Others find a message to the Congregation for Divine Worship, as well as to the hardest bishops, to recommend more flexibility in the application of Traditionis custodes.
Still others see it as a precaution to avoid targeting some members of the former “Ecclesia Dei” institutes, who may have been willing to cross the Rubicon to strongly oppose Traditionis custodes and its harsh application promoted by Msgr. Arthur Roche.
In any case, it would be erroneous to believe that this decree returns to the pre-TC state. This is not a return to the Summorum pontificum standard, which was repealed, but only an exception to Traditionis custodes, which remains in force and continues to exclude the traditional liturgy for the entire Church. This observation requires some in-depth study.
A Fragile Concession
The general reaction in “Ecclesia Dei” circles was relief, understandable at first sight. According to the FSSP communiqué, the members of the institute read the decree as a “confirmation of their mission,” a mission involving “the use of ancient liturgical books … at the origin of their existence and provided for by their constitutions.”
It should be noted that the decree speaks precisely of a concession made by Francis to the FSSP - and most likely to others who would request it. The term “concession” means an exception, a special rule - in other words, a privilege. Which leads to many thoughts.
First of all, even attached to the constitutions of an institute, a privilege remains revocable at all times. In such a fragile situation, it’s hard not to see it floating like a sword of Damocles, which the recent past has shown can be used.
However, this threat itself masks an even deeper fragility.
Indeed, the situation thus created is that of a derogation, an exception. The general law does not change. Not only does this law not change, but the exception itself is powerless to modify it: it does not undermine its legitimacy.
Accepting to consider the traditional mass as an exception is therefore implicitly admitting the general law it presupposes: this lex orandi defined, according to Traditionis custodes, by the new Mass alone. And it is therefore to give up fighting it effectively, and with it, fighting the new doctrine that it conveys: that of the Second Vatican Council.
It is not surprising, then, that the response given by the former Ecclesia Dei institutes to the publication of Traditionis custodes, on August 31, 2021, was a protest of fidelity to the Council and its aftermath. Unfortunately, this was the answer that the enemies of Tradition were waiting for.
Nor is it surprising if, while “conceding” the celebration of the traditional Mass, the Pope recalls the unchanged value of Traditionis custodes. The exception confirms the rule.

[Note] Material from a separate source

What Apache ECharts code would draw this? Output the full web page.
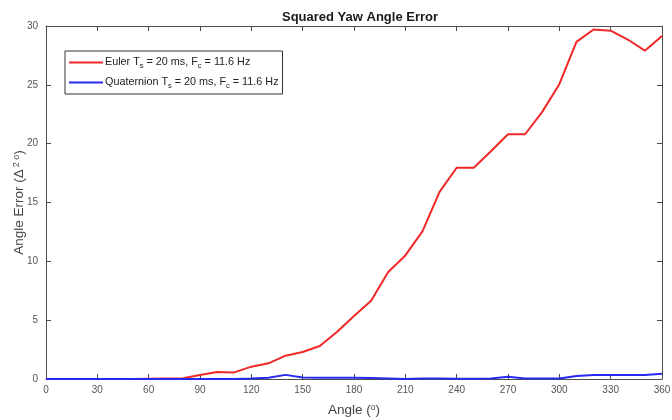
<!DOCTYPE html>
<html>
<head>
<meta charset="utf-8">
<script src="https://cdn.jsdelivr.net/npm/echarts@6/dist/echarts.min.js"></script>
<style>
  html, body { margin: 0; padding: 0; background: #fff; }
  #chart { width: 672px; height: 420px; }
</style>
</head>
<body>
<div id="chart"></div>
<script>
// Yaw angle sweep, 0..360 degrees in 10 degree steps
const angles = [0, 10, 20, 30, 40, 50, 60, 70, 80, 90, 100, 110, 120, 130, 140, 150, 160, 170, 180,
  190, 200, 210, 220, 230, 240, 250, 260, 270, 280, 290, 300, 310, 320, 330, 340, 350, 360];

// Squared yaw error, Euler-angle filter
const eulerError = [0, 0, 0, 0, 0, 0, 0.02, 0.04, 0.06, 0.34, 0.6, 0.56, 1.05, 1.33, 1.98, 2.3, 2.8,
  4.0, 5.35, 6.65, 9.1, 10.5, 12.55, 15.9, 17.95, 17.95, 19.35, 20.8, 20.8, 22.7, 25.05, 28.65, 29.7,
  29.6, 28.85, 27.9, 29.15];

// Squared yaw error, quaternion filter
const quatError = [0, 0, 0, 0, 0, 0, 0, 0, 0, 0, 0, 0, 0.04, 0.1, 0.35, 0.12, 0.1, 0.1, 0.1, 0.08,
  0.05, 0.0, 0.04, 0.04, 0.02, 0.02, 0.05, 0.2, 0.04, 0.04, 0.04, 0.25, 0.35, 0.35, 0.33, 0.35, 0.45];

const xTicks = { min: 0, max: 360, interval: 30 };
const yTicks = { min: 0, max: 30, interval: 5 };

const seriesNames = ['Euler', 'Quaternion'];

const toPairs = vals => angles.map((a, i) => [a, vals[i]]);

const axisColor = '#4d4d4d';
const font = 'Liberation Sans, Arial, sans-serif';

const chart = echarts.init(document.getElementById('chart'));

// Boxed axes: ticks point inward, lines stay on the plot edges
const boxAxis = (extra) => Object.assign({
  type: 'value',
  nameMoveOverlap: false,
  axisLine: { show: true, onZero: false, lineStyle: { color: axisColor, width: 1 } },
  axisTick: { show: true, inside: true, length: 5, lineStyle: { color: axisColor } },
  splitLine: { show: false },
}, extra);

chart.setOption({
  animation: false,
  backgroundColor: '#fff',
  title: {
    text: 'Squared Yaw Angle Error',
    left: 355, top: 6, textAlign: 'center',
    textStyle: { fontFamily: font, fontSize: 13, fontWeight: 'bold', color: '#1a1a1a' }
  },
  grid: { left: 46, right: 10, top: 26, bottom: 41, outerBoundsMode: 'none' },
  legend: {
    orient: 'vertical',
    left: 65, top: 51,
    padding: [4, 4, 4, 4],
    itemGap: 5,
    itemWidth: 34, itemHeight: 2,
    icon: 'rect',
    backgroundColor: '#fff',
    borderColor: '#333', borderWidth: 1,
    data: seriesNames,
    formatter: name => name === 'Euler'
      ? 'Euler T{sub|s} = 20 ms, F{sub|c} = 11.6 Hz'
      : 'Quaternion T{sub|s} = 20 ms, F{sub|c} = 11.6 Hz',
    textStyle: {
      fontFamily: font, fontSize: 10.8, color: '#222', lineHeight: 15, padding: [0, 0, 0, -3],
      rich: { sub: { fontFamily: font, fontSize: 7.5, color: '#222', verticalAlign: 'bottom', lineHeight: 8, padding: [6, 0, 0, 0] } }
    }
  },
  xAxis: [
    boxAxis(Object.assign({
      position: 'bottom',
      name: 'Angle ({sup|o})',
      nameLocation: 'middle', nameGap: 24,
      nameTextStyle: {
        fontFamily: font, fontSize: 13.5, color: '#444',
        rich: { sup: { fontFamily: font, fontSize: 8.5, color: '#444', verticalAlign: 'top', padding: [0, 0, 6, 0] } }
      },
      axisLabel: { fontFamily: font, fontSize: 10, color: '#555', margin: 6 }
    }, xTicks)),
    boxAxis(Object.assign({ position: 'top', axisLabel: { show: false } }, xTicks))
  ],
  yAxis: [
    boxAxis(Object.assign({
      position: 'left',
      name: 'Angle Error (Δ{sup|2 o})',
      nameLocation: 'middle', nameGap: 19, nameRotate: 90,
      nameTextStyle: {
        fontFamily: font, fontSize: 13.5, color: '#444',
        rich: { sup: { fontFamily: font, fontSize: 9, color: '#444', verticalAlign: 'top', padding: [0, 0, 6, 2] } }
      },
      axisLabel: { fontFamily: font, fontSize: 10, color: '#555', margin: 8 }
    }, yTicks)),
    boxAxis(Object.assign({ position: 'right', axisLabel: { show: false } }, yTicks))
  ],
  series: [
    {
      name: seriesNames[0], type: 'line', symbol: 'none',
      data: toPairs(eulerError),
      lineStyle: { color: '#f02828', width: 2 }, itemStyle: { color: '#f02828' }, z: 3
    },
    {
      name: seriesNames[1], type: 'line', symbol: 'none',
      data: toPairs(quatError),
      lineStyle: { color: '#2828f0', width: 2 }, itemStyle: { color: '#2828f0' }, z: 4
    }
  ]
});
</script>
</body>
</html>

This is how the situation created by this “waltz of decrees” places the members of the former Ecclesia Dei institutes, despite their certain good will, in an ever greater powerlessness to fight effectively against the crisis which is demolishing the Church, and which lies not only nor primarily in the liturgical debacle, but in the propagation of modern errors which have poisoned souls since the Second Vatican Council.
A Special Privilege
Certainly, it is important to celebrate the Mass and the sacraments according to the form polished by the centuries and the faith of the Church. The traditional Mass is indeed the perfect solution to the crisis in the Church, since it conveys within itself the truths that oppose modern errors. It is still necessary that these truths be expressed, clarified, taught, and used for the fight for the faith.
Now, to that end, the Mass must be recognized for what it is: the common good of the whole Church and not a simple particular good.
The liturgical crisis can never be resolved by a concession granted to those who want to remain attached to traditional worship, because a privilege remains a particular, limited good. To conceive of the Traditional Mass as literal privilege is therefore to restrict the influence of the Mass itself. Especially since the authority that grants these concessions considers this form to be outdated, and in a way void, no longer being, according to Traditionis custodes, the lex orandi of the Church.
If you look closely, the tragedy of the situation that has just been created is that those who are granted this concession, a sort of prison prohibiting them from combating the errors of the Council, have themselves become their own guardians.